# 29822 vs 29823



## Desperate Denise (Nov 5, 2009)

I am struggling (as you probably have noticed) with the codes 29822 and 29823.  What exactly is "back and front"?  I have gone over the anatomy and multiple coding examples but am still confused.

What combinations constitute the use of 29823 vs 29822.  So if the physician does a debridement of a biceps tendon and a subscapularis tendon is that a 29823?

If a physician performs a debridement of a labral tear and biceps is that 29822?

If a physican performs a glenohumeral chondroplasty, labral debridement is that a 29822?

I am so confused cuz each doc gives me a different answer.

Please help!!

Thank you


----------



## Bella Cullen (Nov 5, 2009)

heres from coders pink sheet article:



Subject One surgeon's answers to the shoulder coding conundrum 
Source Coder Pink Sheets: Orthopedic 
Publication Orthopedic Coder's Pink Sheet, January 2006, Vol. 7, No. 1 
Effective Date Jan 1, 2006 
Publish Date Jan 1, 2006 


One surgeon's answers to the shoulder coding conundrum

Wondering what to do until the AAOS Coding, Coverage and Reimbursement Committee meets and updates its instructions on the reporting of shoulder synovectomy (29820, 29821) and debridement (29822, 29823)?
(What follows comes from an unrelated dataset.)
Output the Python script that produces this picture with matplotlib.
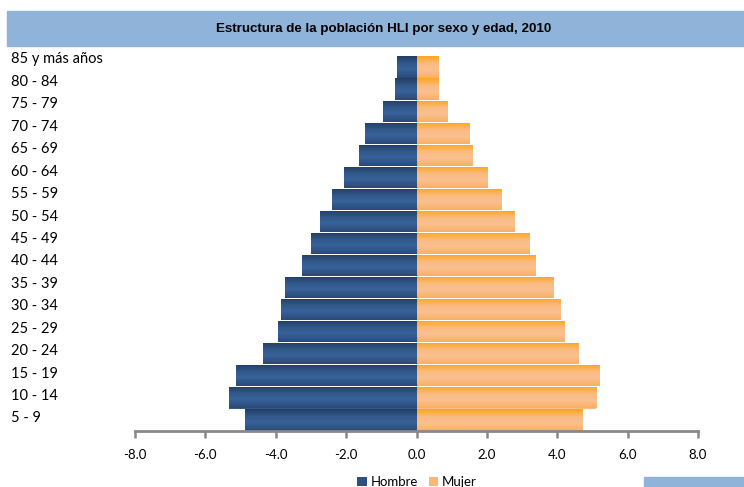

Here's how committee member William Beach MD, an orthopedic surgeon with Tuckahoe Orthopaedic Associates in Richmond , Va. , uses the codes.

29820: For a minor synovectomy. “I use this code if I do a very limited synovectomy and nothing else,” Beach says. “Obviously I rarely use this code and I think of this as similar to a plica excision of the knee – included with almost every other procedure.”

29821: For major synovectomy of the entire intraarticular synovioum, “but not a little synovial shave to improve visualization,” he says.

*29822: For minor debridement of soft tissue, including labral debridement, cuff debridement, and so on.

29823: Either for debridement of multiple soft tissue structures (labrum, subscapularis, supraspinatus) and/or a chondroplasty of the humeral head or glenoid.*

The information contained herein was current as of the publication date. © Copyright DecisionHealth, all rights reserved. Electronic or print redistribution without prior written permission of DecisionHealth is strictly prohibited by federal copyright law.


----------



## Desperate Denise (Nov 5, 2009)

*Desperate D*

ILUVROCK

You really do rock - this has been driving me crazy for the past three weeks.  We have done more shoulders the last 3 weeks than I have coded in 10 years.  It gets confusing because I am not sure the docs understand my questions half the time.

I really do appreciate your help - I have a couple more difficult ones - the one with the Haglund lesion is killing me.

Denise


----------